## Do this
Determine which lines contain the word "chart", then copy those lines.

## Dataset extract
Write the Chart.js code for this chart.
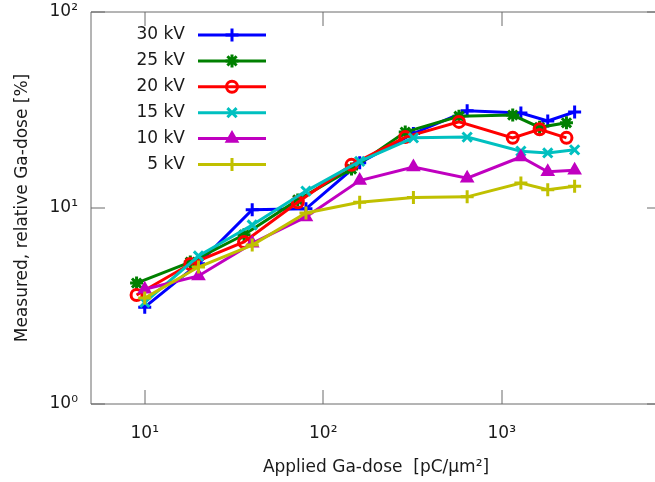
<!DOCTYPE html>
<html>
<head>
<meta charset="utf-8">
<script src="https://cdn.jsdelivr.net/npm/chart.js@4.4.0/dist/chart.umd.min.js"></script>
<style>
  html, body { margin: 0; padding: 0; background: #fff; overflow: hidden; }
  #wrap { width: 680px; height: 482px; }
</style>
</head>
<body>
<div id="wrap"><canvas id="chart" width="680" height="482"></canvas></div>
<script>
// data (log-log)
var labels = ["30 kV", "25 kV", "20 kV", "15 kV", "10 kV", "5 kV"];
var doseA = [10, 20, 40, 80, 160, 320, 640, 1280, 1810, 2560];   // 30, 15, 10, 5 kV
var doseB = [9, 18, 36, 72, 144, 288, 576, 1152, 1629, 2304];    // 25, 20 kV
var kv30 = [3.12, 5.2, 9.8, 9.9, 17.0, 24.0, 31.3, 30.5, 27.8, 30.9];
var kv25 = [4.14, 5.3, 7.3, 11.0, 15.8, 24.4, 29.4, 29.8, 25.8, 27.2];
var kv20 = [3.6, 5.18, 6.71, 10.7, 16.6, 23.0, 27.5, 22.8, 25.2, 22.8];
var kv15 = [3.3, 5.69, 8.19, 12.2, 17.3, 22.8, 23.0, 19.5, 19.1, 19.8];
var kv10 = [3.85, 4.5, 6.6, 9.0, 13.8, 16.2, 14.2, 18.2, 15.3, 15.6];
var kv5 = [3.47, 5.0, 6.47, 9.43, 10.7, 11.3, 11.4, 13.4, 12.4, 12.9];
var xTicks = [10, 100, 1000];
var yTicks = [1, 10, 100];
var tickText = { 1: "10\u2070", 10: "10\u00b9", 100: "10\u00b2", 1000: "10\u00b3" };

var colors = ["#0000ff", "#008000", "#ff0000", "#00c0c0", "#c000c0", "#c0c000"];
var styles = ["cross", "star", "circle", "crossRot", "triangle", "cross"];
var radii = [6.5, 6.5, 5.5, 6.5, 5.5, 6.5];
var FONT = "'DejaVu Sans', sans-serif";

function pts(xs, ys) {
    var out = [];
    for (var i = 0; i < xs.length; i++) out.push({ x: xs[i], y: ys[i] });
    return out;
}

var series = [pts(doseA, kv30), pts(doseB, kv25), pts(doseB, kv20), pts(doseA, kv15), pts(doseA, kv10), pts(doseA, kv5)];
var datasets = [];
for (var i = 0; i < series.length; i++) {
    datasets.push({
        label: labels[i],
        data: series[i],
        borderColor: colors[i],
        backgroundColor: colors[i],
        pointBackgroundColor: styles[i] == "circle" ? "rgba(0,0,0,0)" : colors[i],
        pointBorderColor: colors[i],
        pointStyle: styles[i],
        pointRadius: radii[i],
        pointBorderWidth: 3,
        borderWidth: 3,
        order: series.length - i,   // later series on top like gnuplot
        tension: 0
    });
}

function drawMarker(ctx, style, x, y, r) {
    ctx.beginPath();
    if (style == "cross") {
        ctx.moveTo(x - r, y); ctx.lineTo(x + r, y);
        ctx.moveTo(x, y - r); ctx.lineTo(x, y + r);
        ctx.stroke();
    } else if (style == "crossRot") {
        var d = r * 0.7071;
        ctx.moveTo(x - d, y - d); ctx.lineTo(x + d, y + d);
        ctx.moveTo(x - d, y + d); ctx.lineTo(x + d, y - d);
        ctx.stroke();
    } else if (style == "star") {
        var s = r * 0.7071;
        ctx.moveTo(x - r, y); ctx.lineTo(x + r, y);
        ctx.moveTo(x, y - r); ctx.lineTo(x, y + r);
        ctx.moveTo(x - s, y - s); ctx.lineTo(x + s, y + s);
        ctx.moveTo(x - s, y + s); ctx.lineTo(x + s, y - s);
        ctx.stroke();
    } else if (style == "circle") {
        ctx.arc(x, y, r, 0, Math.PI * 2);
        ctx.stroke();
    } else if (style == "triangle") {
        var a = -Math.PI / 2;
        ctx.moveTo(x + Math.cos(a) * r, y + Math.sin(a) * r);
        a += Math.PI * 2 / 3;
        ctx.lineTo(x + Math.cos(a) * r, y + Math.sin(a) * r);
        a += Math.PI * 2 / 3;
        ctx.lineTo(x + Math.cos(a) * r, y + Math.sin(a) * r);
        ctx.closePath();
        ctx.fill();
        ctx.stroke();
    }
}

// gnuplot style box, inward ticks and key
var framePlugin = {
    id: "frame",
    afterDraw: function(chart) {
        var ctx = chart.ctx;
        var a = chart.chartArea;
        var xs = chart.scales.x, ys = chart.scales.y;
        ctx.save();
        ctx.strokeStyle = "#6a6a6a";
        ctx.lineWidth = 1;
        ctx.beginPath();
        ctx.rect(a.left, a.top, a.right - a.left, a.bottom - a.top);
        xTicks.forEach(function(v) {
            var px = Math.round(xs.getPixelForValue(v));
            ctx.moveTo(px, a.bottom); ctx.lineTo(px, a.bottom - 14);
            ctx.moveTo(px, a.top); ctx.lineTo(px, a.top + 14);
        });
        yTicks.forEach(function(v) {
            var py = Math.round(ys.getPixelForValue(v));
            ctx.moveTo(a.left, py); ctx.lineTo(a.left + 14, py);
            ctx.moveTo(a.right, py); ctx.lineTo(a.right - 14, py);
        });
        ctx.stroke();

        // key
        ctx.font = "17px " + FONT;
        ctx.textAlign = "right";
        ctx.textBaseline = "middle";
        for (var i = 0; i < labels.length; i++) {
            var y = 35 + i * 25.9;
            ctx.fillStyle = "#1a1a1a";
            ctx.fillText(labels[i], 185, y);
            ctx.strokeStyle = colors[i];
            ctx.fillStyle = colors[i];
            ctx.lineWidth = 3;
            ctx.beginPath();
            ctx.moveTo(198, y); ctx.lineTo(266, y);
            ctx.stroke();
            drawMarker(ctx, styles[i], 232, y, radii[i]);
        }
        ctx.restore();
    }
};

new Chart(document.getElementById("chart"), {
    type: "line",
    data: { datasets: datasets },
    plugins: [framePlugin],
    options: {
        responsive: false,
        animation: false,
        layout: { padding: { top: 12, right: 19, left: 0, bottom: 0 } },
        plugins: { legend: { display: false }, tooltip: { enabled: false } },
        scales: {
            x: {
                type: "logarithmic",
                min: 5,
                max: 7800,
                offset: false,
                grid: { display: false, drawTicks: false },
                border: { display: false },
                afterBuildTicks: function(scale) {
                    scale.ticks = xTicks.map(function(v) { return { value: v }; });
                },
                afterFit: function(scale) {
                    scale.height = 78;
                    scale.paddingLeft = 0;
                    scale.paddingRight = 0;
                },
                ticks: {
                    autoSkip: false,
                    maxRotation: 0,
                    padding: 19,
                    color: "#1a1a1a",
                    font: { family: FONT, size: 17 },
                    callback: function(v) { return tickText[v] || ""; }
                },
                title: {
                    display: true,
                    text: "Applied Ga-dose  [pC/\u03bcm\u00b2]",
                    color: "#1a1a1a",
                    font: { family: FONT, size: 17 },
                    padding: { top: 0, bottom: 4 }
                }
            },
            y: {
                type: "logarithmic",
                min: 1,
                max: 100,
                grid: { display: false, drawTicks: false },
                border: { display: false },
                afterBuildTicks: function(scale) {
                    scale.ticks = yTicks.map(function(v) { return { value: v }; });
                },
                afterFit: function(scale) {
                    scale.width = 91;
                    scale.paddingTop = 0;
                    scale.paddingBottom = 0;
                },
                ticks: {
                    autoSkip: false,
                    padding: 13,
                    color: "#1a1a1a",
                    font: { family: FONT, size: 17 },
                    callback: function(v) { return tickText[v] || ""; }
                },
                title: {
                    display: true,
                    text: "Measured, relative Ga-dose [%]",
                    color: "#1a1a1a",
                    font: { family: FONT, size: 17 },
                    padding: { top: 12, bottom: 0 }
                }
            }
        }
    }
});
</script>
</body>
</html>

## Exercise output
Write the Chart.js code for this chart.
<script src="https://cdn.jsdelivr.net/npm/chart.js@4.4.0/dist/chart.umd.min.js"></script>
<div id="wrap"><canvas id="chart" width="680" height="482"></canvas></div>
    afterDraw: function(chart) {
        var ctx = chart.ctx;
        var a = chart.chartArea;
        var xs = chart.scales.x, ys = chart.scales.y;
new Chart(document.getElementById("chart"), {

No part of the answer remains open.